Yesterday, Vice Chancellor Laster issued an oral ruling holding that companies with multiple classes of stock don’t have to hold a separate class vote on officer exculpation charter amendments. This Wilson Sonsini memo addresses the plaintiff’s allegations and the Vice Chancellor’s reasoning:
The plaintiffs argued that the right to sue is a “power” of stock and that the defendants’ charter amendments adversely affected that power of the non-voting stock, such that a separate class vote of such stock was required. The court rejected that argument, determining that the companies did not need class votes and could instead rely on a majority of stockholder voting power to adopt officer exculpation.
The court concluded that the case was controlled by established Delaware case law interpreting Section 242 and also cited the expectations of practitioners and the market based on that case law. Under that case law, and accompanying legislative history, the phrase “powers, preferences, or special rights” of a class refers to the intrinsic, peculiar rights assigned to a class or series in the corporation’s capital structure, and Section 242(b)(2) is designed to protect class- or series-based interests.

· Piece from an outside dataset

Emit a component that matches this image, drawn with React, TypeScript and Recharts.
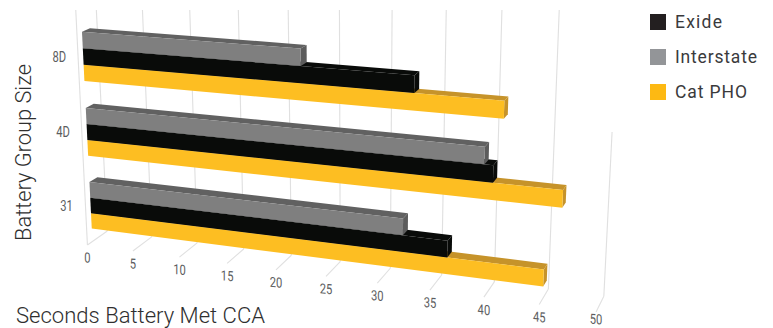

For example, a liquidation preference given to a particular class of stock or the right of a particular class of stock to elect a board seat would be a class-based power, preference, or special right. Applying that precedent here, the right to sue and seek monetary damages against officers is not a peculiar “power” or “special right” of any given class but is instead a generalized right of all stockholders that exists at common law.
The decision provides some certainty to multi-class companies that are seeking to adopt these amendments and avoids opening the kind of can of worms with respect to prior charter amendments that many SPACs have had to deal with as a result of Vice Chancellor Zurn’s decision in Garfield v. Boxed (Del. Ch.; 12/22).